Notwithstanding your speculation, yes it does. The ATF recently increased their efforts to prevent arms from America fueling the Mexican drug wars and the reason they did so is because 90% of the weapons they have been able to trace have been found to come from the United States, which represents about 17% of the guns used in crime in Mexico.

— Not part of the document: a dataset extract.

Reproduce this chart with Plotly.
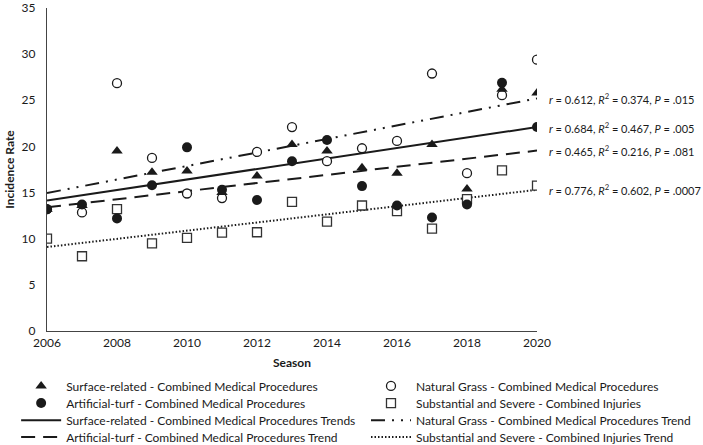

Two questions... who's worrying about the other 83% of the weapons used by Mexican criminals (which are likely being bought as I described), and what's the ATF doing working for the government of Mexico??



Robert Gentel
 
  1  
Reply Wed 9 Sep, 2009 11:43 am
@gungasnake,
gungasnake wrote:
Two questions... who's worrying about the other 83% of the weapons used by Mexican criminals (which are likely being bought as I described),


The other 83% have not been ruled out as not coming from the US at all, most of them just weren't submitted to the ATF for tracing. And as to who's worrying about it, that would be Mexican authorities, I guess. I don't see how this matters. The point is that yes the US gun market is fueling conflict elsewhere, which you had disputed.

Quote:
and what's the ATF doing working for the government of Mexico??

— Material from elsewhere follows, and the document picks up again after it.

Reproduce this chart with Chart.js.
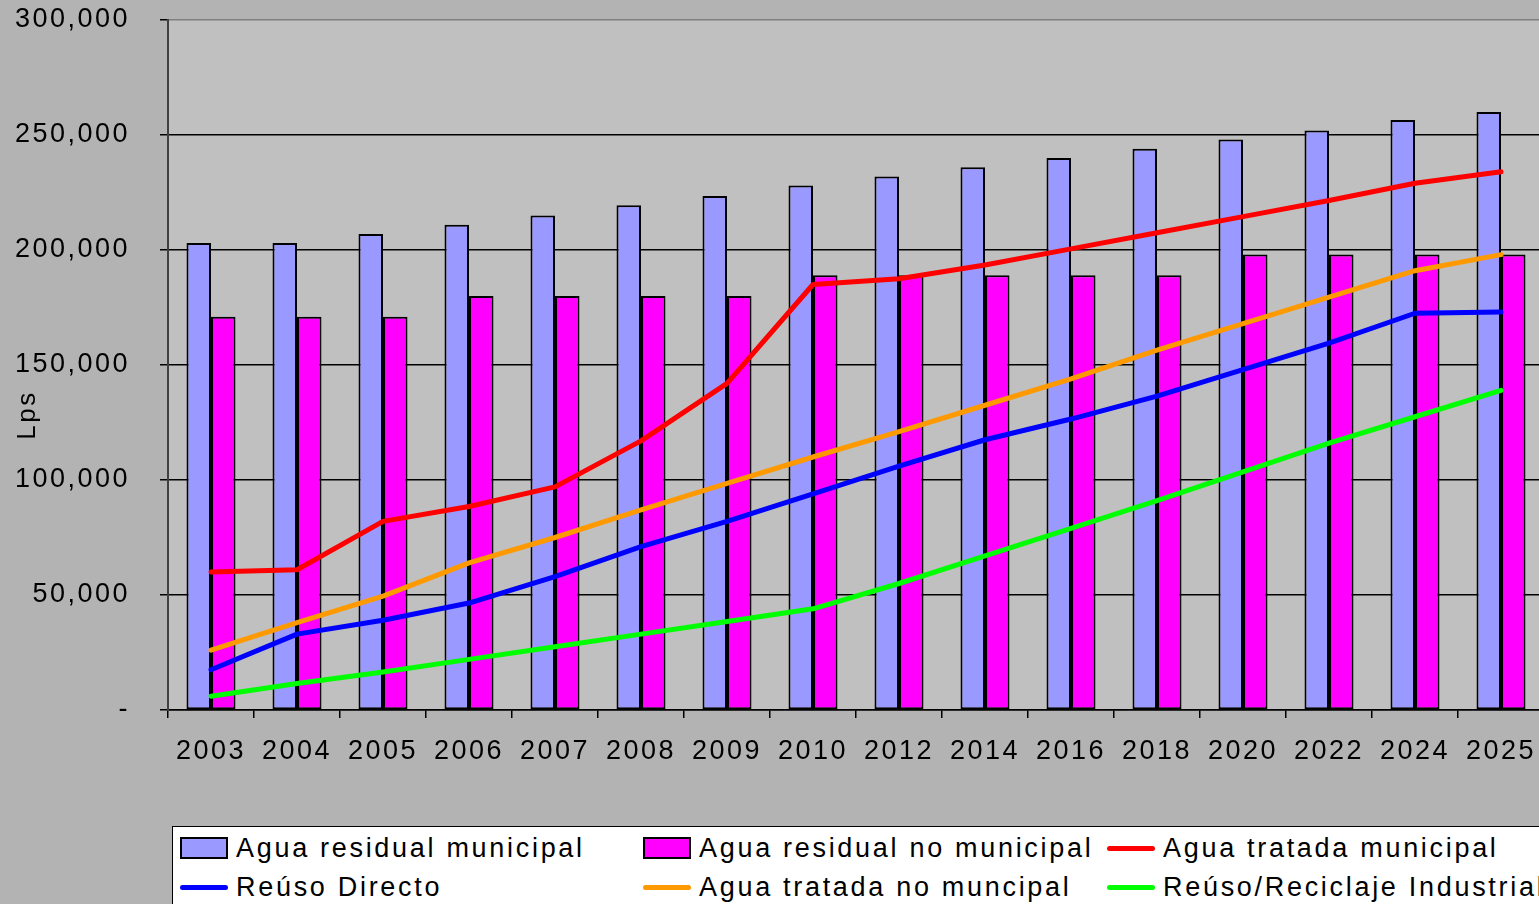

The same thing their cops are doing working to keep drugs out of our country. This kind of cooperation is fairly standard, and they are paying the largest price for our drug war. They could end their problem easily through legalization, but we use trade leverage to make sure that isn't going to happen with our neighbors so it behooves us to cooperate when we insist they comply with our drug policy.
gungasnake
 
  1  
Reply Wed 9 Sep, 2009 12:19 pm
@Robert Gentel,
Quote:
The point is that yes the US gun market is fueling conflict elsewhere, which you had disputed.


It's the "war on drugs(TM)" which is fueling the conflicts. If guns weren't being used in the ensuing turf wars, something else would be.